● **TASK TO COMPLETE**: Each line from the one containing "Emit a LaTeX" through the one containing "(#3) -- ($(#3)!\HeadLen!(#2)!#1!90:(#2)$)" must be echoed exactly, endpoints included, and every other line omitted.

● **INPUT RECORDS**:
-- Begin --

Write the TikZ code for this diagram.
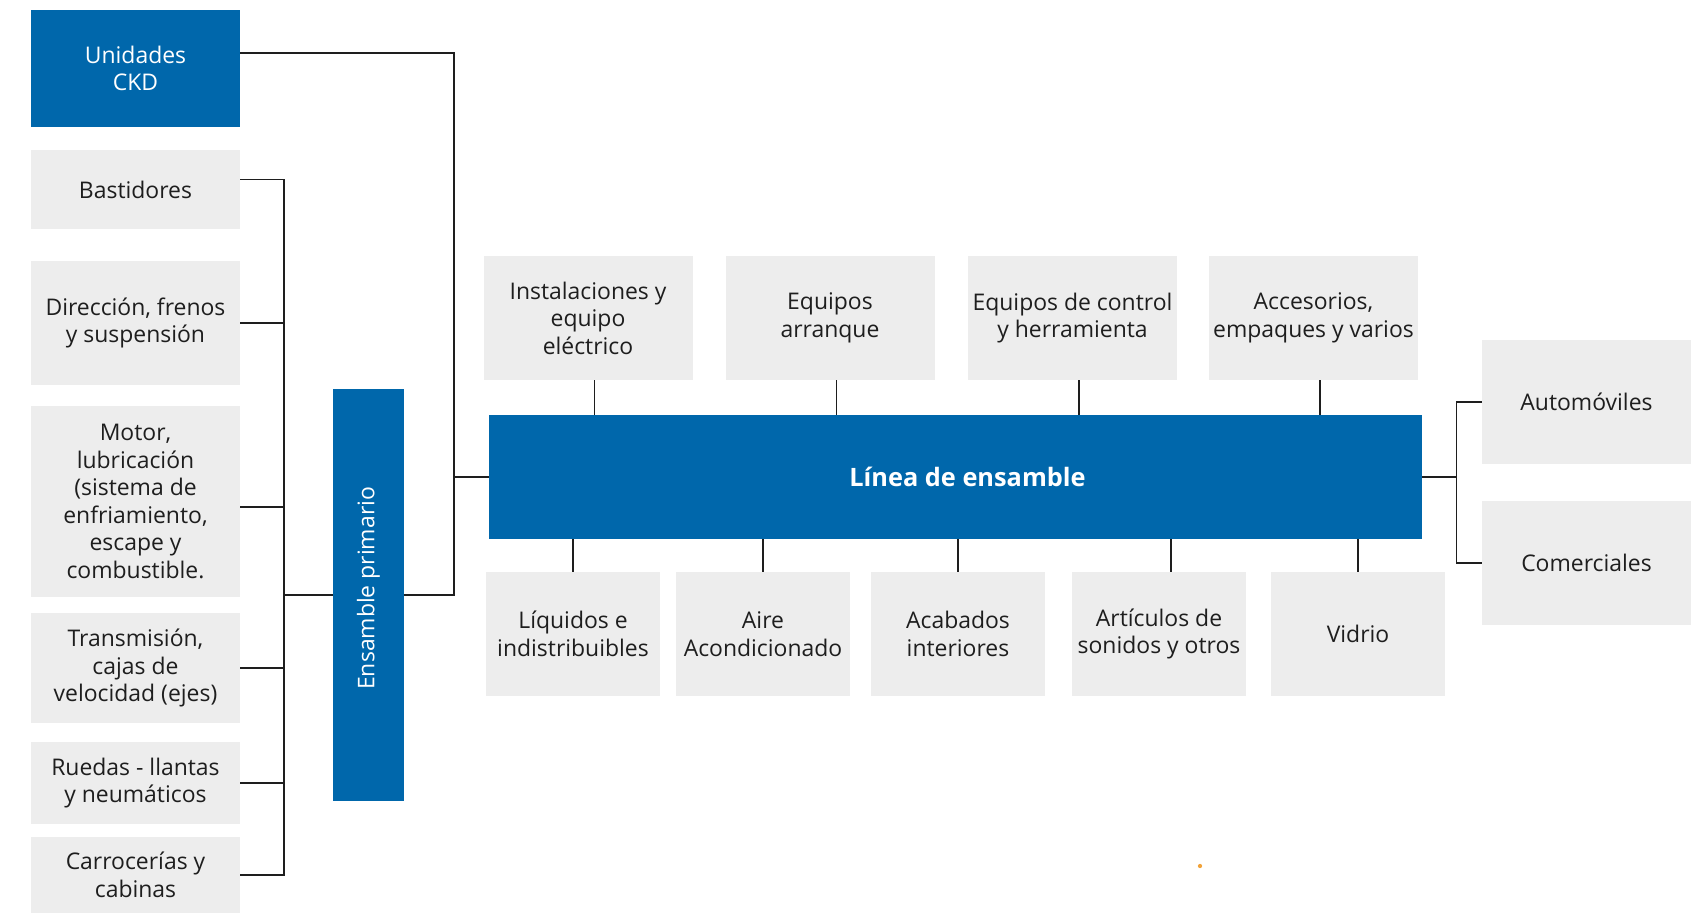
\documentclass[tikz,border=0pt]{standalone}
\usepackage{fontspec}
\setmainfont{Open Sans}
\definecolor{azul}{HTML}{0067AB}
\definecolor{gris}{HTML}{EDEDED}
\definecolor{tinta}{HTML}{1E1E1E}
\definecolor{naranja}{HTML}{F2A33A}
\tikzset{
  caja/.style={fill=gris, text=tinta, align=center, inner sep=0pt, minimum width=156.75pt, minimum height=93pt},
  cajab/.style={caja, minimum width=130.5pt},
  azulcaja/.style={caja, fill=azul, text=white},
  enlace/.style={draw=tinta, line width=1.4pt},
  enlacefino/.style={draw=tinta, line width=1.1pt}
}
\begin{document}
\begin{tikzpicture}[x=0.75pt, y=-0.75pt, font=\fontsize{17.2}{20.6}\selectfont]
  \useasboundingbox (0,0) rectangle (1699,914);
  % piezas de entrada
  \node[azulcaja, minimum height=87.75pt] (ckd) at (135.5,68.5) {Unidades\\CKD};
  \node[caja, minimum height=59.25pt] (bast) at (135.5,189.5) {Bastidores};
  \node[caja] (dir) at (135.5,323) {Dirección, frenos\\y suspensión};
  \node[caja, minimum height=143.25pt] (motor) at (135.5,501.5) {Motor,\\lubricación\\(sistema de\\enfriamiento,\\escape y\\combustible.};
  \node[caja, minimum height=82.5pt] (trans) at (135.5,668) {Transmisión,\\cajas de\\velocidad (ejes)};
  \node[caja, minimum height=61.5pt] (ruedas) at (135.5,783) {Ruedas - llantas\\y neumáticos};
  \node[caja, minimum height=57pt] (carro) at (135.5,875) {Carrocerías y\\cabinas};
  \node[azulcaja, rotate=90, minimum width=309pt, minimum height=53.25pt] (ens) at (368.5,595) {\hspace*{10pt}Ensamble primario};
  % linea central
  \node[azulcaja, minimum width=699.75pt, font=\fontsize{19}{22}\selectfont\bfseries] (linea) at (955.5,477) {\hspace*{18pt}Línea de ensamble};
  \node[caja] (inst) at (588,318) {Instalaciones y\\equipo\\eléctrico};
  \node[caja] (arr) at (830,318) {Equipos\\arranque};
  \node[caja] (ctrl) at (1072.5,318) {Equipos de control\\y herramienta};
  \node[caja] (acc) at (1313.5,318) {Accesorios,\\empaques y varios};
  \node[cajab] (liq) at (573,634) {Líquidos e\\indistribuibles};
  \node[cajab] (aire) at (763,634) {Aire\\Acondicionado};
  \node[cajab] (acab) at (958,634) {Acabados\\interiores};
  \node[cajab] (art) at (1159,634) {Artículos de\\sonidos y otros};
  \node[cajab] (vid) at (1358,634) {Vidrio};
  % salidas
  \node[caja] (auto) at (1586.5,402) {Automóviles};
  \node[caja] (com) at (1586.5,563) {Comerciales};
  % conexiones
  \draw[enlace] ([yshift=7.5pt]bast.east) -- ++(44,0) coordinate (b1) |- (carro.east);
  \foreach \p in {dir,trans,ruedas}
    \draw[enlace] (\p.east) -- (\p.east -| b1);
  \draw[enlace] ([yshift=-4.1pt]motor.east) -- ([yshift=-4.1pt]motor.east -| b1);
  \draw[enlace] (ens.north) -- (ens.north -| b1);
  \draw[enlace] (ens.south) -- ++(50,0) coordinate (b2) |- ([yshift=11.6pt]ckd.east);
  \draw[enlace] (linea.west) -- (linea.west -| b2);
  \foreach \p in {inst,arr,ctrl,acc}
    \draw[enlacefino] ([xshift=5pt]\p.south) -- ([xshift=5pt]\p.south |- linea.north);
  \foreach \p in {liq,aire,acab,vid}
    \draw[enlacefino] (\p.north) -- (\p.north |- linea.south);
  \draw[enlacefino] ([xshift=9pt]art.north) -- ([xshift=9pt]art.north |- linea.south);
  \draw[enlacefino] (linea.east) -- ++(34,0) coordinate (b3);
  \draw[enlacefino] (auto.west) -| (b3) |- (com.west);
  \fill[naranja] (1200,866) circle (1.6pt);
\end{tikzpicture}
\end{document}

-- End --
-- Begin --

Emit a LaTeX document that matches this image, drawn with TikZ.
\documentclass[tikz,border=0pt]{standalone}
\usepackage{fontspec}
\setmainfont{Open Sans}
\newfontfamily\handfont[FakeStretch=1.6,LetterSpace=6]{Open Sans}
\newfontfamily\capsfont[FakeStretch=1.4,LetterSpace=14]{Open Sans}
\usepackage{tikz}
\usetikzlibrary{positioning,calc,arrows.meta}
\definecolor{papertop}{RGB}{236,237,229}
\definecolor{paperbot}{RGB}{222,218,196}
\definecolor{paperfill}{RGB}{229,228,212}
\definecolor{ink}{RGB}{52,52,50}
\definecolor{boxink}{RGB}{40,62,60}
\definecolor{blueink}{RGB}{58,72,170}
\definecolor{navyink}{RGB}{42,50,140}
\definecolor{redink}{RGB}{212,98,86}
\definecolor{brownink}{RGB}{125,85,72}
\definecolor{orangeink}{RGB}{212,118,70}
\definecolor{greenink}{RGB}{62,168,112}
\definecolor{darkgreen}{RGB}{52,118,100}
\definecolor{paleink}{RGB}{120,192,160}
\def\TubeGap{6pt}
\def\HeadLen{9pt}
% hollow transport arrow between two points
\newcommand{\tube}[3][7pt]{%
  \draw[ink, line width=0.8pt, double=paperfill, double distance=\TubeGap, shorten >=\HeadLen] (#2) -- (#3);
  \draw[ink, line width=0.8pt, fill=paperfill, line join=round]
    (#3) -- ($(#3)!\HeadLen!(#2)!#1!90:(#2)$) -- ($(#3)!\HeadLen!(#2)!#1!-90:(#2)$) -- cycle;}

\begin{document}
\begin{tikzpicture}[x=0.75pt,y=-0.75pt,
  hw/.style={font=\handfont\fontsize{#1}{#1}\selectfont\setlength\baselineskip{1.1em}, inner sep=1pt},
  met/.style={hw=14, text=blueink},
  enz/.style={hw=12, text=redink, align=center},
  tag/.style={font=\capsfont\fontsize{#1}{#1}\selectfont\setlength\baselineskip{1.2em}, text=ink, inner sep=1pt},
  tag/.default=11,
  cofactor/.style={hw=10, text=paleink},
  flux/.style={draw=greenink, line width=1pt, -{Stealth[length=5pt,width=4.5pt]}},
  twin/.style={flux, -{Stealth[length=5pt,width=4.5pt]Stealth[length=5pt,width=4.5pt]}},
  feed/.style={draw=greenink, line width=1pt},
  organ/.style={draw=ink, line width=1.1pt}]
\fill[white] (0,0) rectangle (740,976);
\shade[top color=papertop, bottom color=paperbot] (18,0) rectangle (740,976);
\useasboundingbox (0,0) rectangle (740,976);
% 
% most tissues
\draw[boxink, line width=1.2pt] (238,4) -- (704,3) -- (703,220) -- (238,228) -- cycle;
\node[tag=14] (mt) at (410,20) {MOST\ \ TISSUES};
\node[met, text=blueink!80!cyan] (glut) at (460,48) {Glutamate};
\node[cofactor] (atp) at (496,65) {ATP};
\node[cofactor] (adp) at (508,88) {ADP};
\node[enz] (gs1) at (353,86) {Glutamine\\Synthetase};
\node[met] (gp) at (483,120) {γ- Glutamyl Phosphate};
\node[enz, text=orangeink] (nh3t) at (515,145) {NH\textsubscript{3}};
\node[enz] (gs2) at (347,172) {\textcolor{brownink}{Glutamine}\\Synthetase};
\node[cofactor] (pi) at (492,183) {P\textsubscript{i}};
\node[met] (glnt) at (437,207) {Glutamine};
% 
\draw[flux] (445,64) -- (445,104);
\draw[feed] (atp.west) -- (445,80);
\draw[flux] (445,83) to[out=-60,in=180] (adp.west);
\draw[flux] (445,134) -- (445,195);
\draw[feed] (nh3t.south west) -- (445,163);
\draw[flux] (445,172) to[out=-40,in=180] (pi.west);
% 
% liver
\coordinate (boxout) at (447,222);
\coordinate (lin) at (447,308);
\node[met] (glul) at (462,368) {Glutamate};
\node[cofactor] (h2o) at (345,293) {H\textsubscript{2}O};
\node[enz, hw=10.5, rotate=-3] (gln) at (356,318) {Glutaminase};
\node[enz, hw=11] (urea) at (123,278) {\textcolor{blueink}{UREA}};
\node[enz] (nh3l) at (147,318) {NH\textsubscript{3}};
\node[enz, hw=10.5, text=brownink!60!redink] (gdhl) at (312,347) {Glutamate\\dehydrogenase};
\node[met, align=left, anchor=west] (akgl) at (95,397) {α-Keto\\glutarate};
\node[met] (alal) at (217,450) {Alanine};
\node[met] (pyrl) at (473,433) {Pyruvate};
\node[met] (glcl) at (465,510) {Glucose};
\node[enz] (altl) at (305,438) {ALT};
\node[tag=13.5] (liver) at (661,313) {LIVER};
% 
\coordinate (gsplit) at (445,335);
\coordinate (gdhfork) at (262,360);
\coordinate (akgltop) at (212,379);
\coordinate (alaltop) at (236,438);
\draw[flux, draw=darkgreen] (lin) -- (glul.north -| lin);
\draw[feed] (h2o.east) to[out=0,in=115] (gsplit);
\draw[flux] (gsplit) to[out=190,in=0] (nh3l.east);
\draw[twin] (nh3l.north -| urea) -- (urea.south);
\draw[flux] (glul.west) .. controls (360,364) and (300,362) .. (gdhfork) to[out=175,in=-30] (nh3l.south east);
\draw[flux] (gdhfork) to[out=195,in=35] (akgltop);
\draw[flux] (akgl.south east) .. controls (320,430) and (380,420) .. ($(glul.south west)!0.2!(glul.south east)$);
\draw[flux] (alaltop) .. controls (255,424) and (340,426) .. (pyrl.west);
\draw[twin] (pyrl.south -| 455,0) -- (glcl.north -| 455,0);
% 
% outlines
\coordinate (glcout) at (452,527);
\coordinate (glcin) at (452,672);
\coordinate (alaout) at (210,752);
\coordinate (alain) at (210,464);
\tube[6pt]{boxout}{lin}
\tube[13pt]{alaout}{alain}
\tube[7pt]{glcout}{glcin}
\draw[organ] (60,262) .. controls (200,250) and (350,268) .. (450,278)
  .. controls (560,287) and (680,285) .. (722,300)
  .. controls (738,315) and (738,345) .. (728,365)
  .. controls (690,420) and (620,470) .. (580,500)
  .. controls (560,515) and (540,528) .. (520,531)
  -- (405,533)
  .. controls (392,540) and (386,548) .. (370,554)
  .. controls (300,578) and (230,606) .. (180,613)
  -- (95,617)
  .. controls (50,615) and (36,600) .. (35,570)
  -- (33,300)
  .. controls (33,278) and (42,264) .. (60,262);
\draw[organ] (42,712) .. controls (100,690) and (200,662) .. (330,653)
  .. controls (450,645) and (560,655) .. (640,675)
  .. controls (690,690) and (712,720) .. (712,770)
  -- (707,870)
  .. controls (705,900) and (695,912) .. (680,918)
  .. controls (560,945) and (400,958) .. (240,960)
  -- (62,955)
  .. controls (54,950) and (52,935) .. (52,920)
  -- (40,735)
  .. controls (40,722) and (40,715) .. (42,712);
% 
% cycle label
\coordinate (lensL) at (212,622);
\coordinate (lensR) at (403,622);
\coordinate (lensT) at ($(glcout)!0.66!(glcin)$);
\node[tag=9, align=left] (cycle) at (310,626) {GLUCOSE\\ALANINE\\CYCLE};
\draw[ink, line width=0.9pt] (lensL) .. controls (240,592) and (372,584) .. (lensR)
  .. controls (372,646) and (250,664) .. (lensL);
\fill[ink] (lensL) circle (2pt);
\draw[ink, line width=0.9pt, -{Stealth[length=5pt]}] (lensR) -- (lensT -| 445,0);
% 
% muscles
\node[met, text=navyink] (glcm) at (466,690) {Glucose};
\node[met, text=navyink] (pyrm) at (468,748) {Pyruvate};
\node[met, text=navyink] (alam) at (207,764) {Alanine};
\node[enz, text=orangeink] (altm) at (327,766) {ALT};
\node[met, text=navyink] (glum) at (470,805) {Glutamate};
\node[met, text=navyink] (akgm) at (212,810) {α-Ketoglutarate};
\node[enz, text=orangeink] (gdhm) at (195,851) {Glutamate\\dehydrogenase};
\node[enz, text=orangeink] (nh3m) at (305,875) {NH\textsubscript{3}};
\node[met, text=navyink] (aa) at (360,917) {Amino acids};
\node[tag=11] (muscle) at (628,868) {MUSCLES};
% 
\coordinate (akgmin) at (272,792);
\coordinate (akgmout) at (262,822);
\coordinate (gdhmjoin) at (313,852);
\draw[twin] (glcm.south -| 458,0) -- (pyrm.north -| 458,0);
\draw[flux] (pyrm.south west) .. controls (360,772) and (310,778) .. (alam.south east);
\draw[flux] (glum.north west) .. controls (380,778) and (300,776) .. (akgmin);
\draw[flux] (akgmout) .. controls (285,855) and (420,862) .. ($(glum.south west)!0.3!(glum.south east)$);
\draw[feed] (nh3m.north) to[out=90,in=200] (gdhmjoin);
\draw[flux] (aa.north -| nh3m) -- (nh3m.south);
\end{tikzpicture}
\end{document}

-- End --
-- Begin --

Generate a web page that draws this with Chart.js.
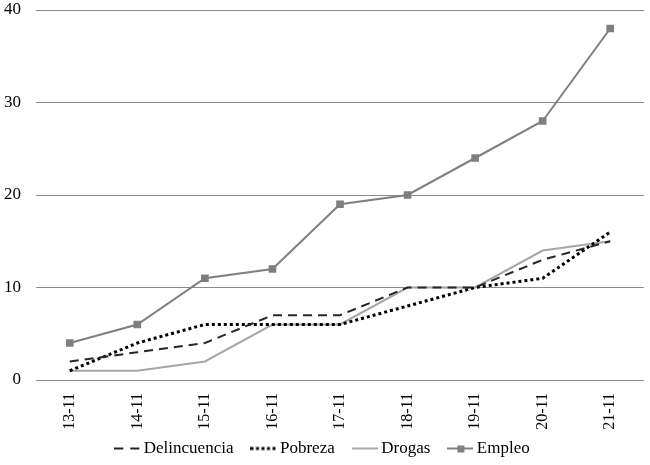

-- End --

● **FINAL ANSWER**:
Emit a LaTeX document that matches this image, drawn with TikZ.
\documentclass[tikz,border=0pt]{standalone}
\usepackage{fontspec}
\setmainfont{Open Sans}
\newfontfamily\handfont[FakeStretch=1.6,LetterSpace=6]{Open Sans}
\newfontfamily\capsfont[FakeStretch=1.4,LetterSpace=14]{Open Sans}
\usepackage{tikz}
\usetikzlibrary{positioning,calc,arrows.meta}
\definecolor{papertop}{RGB}{236,237,229}
\definecolor{paperbot}{RGB}{222,218,196}
\definecolor{paperfill}{RGB}{229,228,212}
\definecolor{ink}{RGB}{52,52,50}
\definecolor{boxink}{RGB}{40,62,60}
\definecolor{blueink}{RGB}{58,72,170}
\definecolor{navyink}{RGB}{42,50,140}
\definecolor{redink}{RGB}{212,98,86}
\definecolor{brownink}{RGB}{125,85,72}
\definecolor{orangeink}{RGB}{212,118,70}
\definecolor{greenink}{RGB}{62,168,112}
\definecolor{darkgreen}{RGB}{52,118,100}
\definecolor{paleink}{RGB}{120,192,160}
\def\TubeGap{6pt}
\def\HeadLen{9pt}
% hollow transport arrow between two points
\newcommand{\tube}[3][7pt]{%
  \draw[ink, line width=0.8pt, double=paperfill, double distance=\TubeGap, shorten >=\HeadLen] (#2) -- (#3);
  \draw[ink, line width=0.8pt, fill=paperfill, line join=round]
    (#3) -- ($(#3)!\HeadLen!(#2)!#1!90:(#2)$) -- ($(#3)!\HeadLen!(#2)!#1!-90:(#2)$) -- cycle;}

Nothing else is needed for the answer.